Наконец третьего февраля настал день свадьбы.
Венчание было назначено на час дня. К двенадцати часам я была уже причесана и одета в подвенечное платье. Парикмахер приколол мне фату и венок.
В столовой собрались только те, кто должны были провожать меня в церковь: посаженая мать — Ольга Францевна Мамина, посаженый отец — Николай Константинович Михайловский и четыре шафера: Н. И. Туган-Барановский, А. Г. Мягков и два сына Н. К. Михайловского — Николай и Марк.
И хотя по ритуалу Александр Иванович должен был встретиться со мной только в церкви, он был тоже в столовой, когда я вошла поздороваться.
Мне сразу бросился в глаза растерянный вид всех собравшихся. У тети Оли на глазах были слезы. При моем появлении она спешно закрыла большую белую коробку.

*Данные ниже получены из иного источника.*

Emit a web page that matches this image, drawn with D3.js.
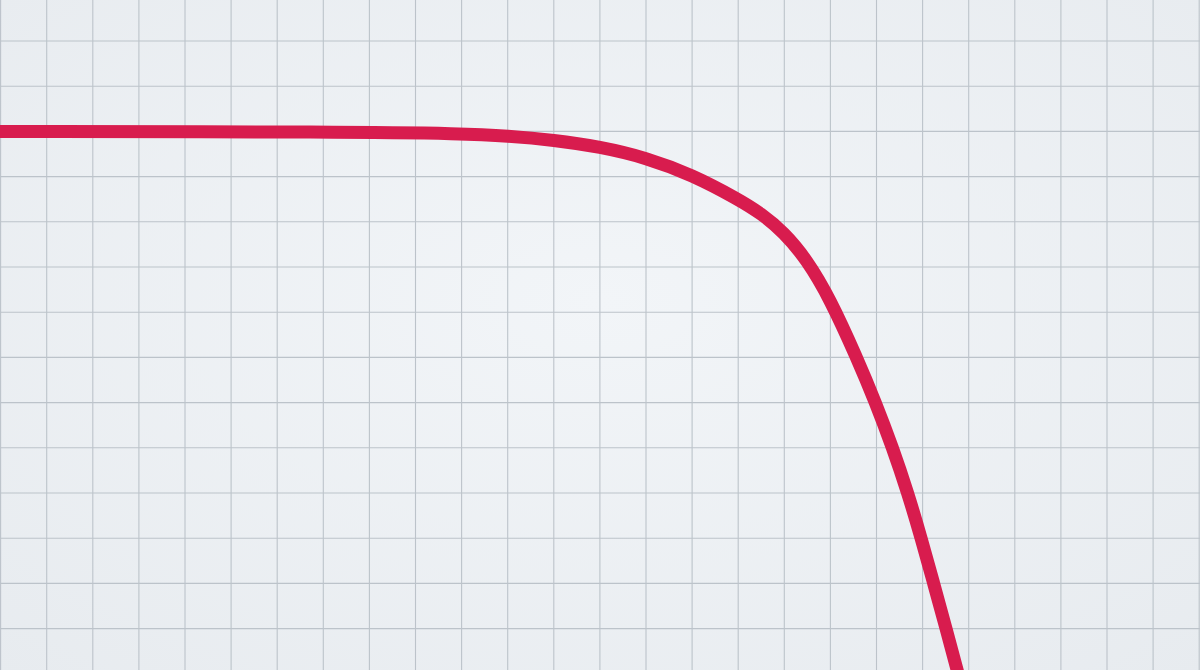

Я почувствовала беспокойство, поцеловалась с ней и спросила: «Что у тебя в коробке?»
Она молчала. Ответил Александр Иванович:
— Ольга Францевна не знала, что тетя Вера уже позаботилась о подвенечных цветах и привезла еще одну коробку… Что ж, Маша, — сказал Александр Иванович, — быть тебе два раза замужем. Такая примета. А в приметы я верю.
По настоянию моей матери приглашений разослано было много, а явилось в церковь еще больше, когда стало известно, что венчать будет Григорий Петров. Все ждали, что по окончании венчания он выступит с проповедью. Но, сняв у алтаря ризу, он подошел к нам и, крепко пожав руку мне и Александру Ивановичу, сказал: «Будьте счастливы». Присутствовавшие в церкви были разочарованы.
В примыкавшем к церкви большом белом зале, где на стенах в парадных формах красовались цари, происходило поздравление.
— Скоро эта кукольная комедия кончится, — наклонясь ко мне, шепнул Александр Иванович. — Вас уже все дамы и бородатые, лысые, бритые мужчины перецеловали или не все?
Александр Иванович знал только очень немногих. Натянуто улыбаясь, он произносил общепринятые любезные слова, а сам с нетерпением ждал конца церемонии.
Однако кукольная комедия продолжалась долго. В зале был сервирован стол. Гостям предлагали шампанское, фрукты, конфеты, торты — словом, все, что полагается во время дневного приема. Пожилые гости скоро уехали. Оставалась молодежь и те, кто себя к ней причислял. Разбиваясь на группы, они весело болтали, что очень задерживало дома обед.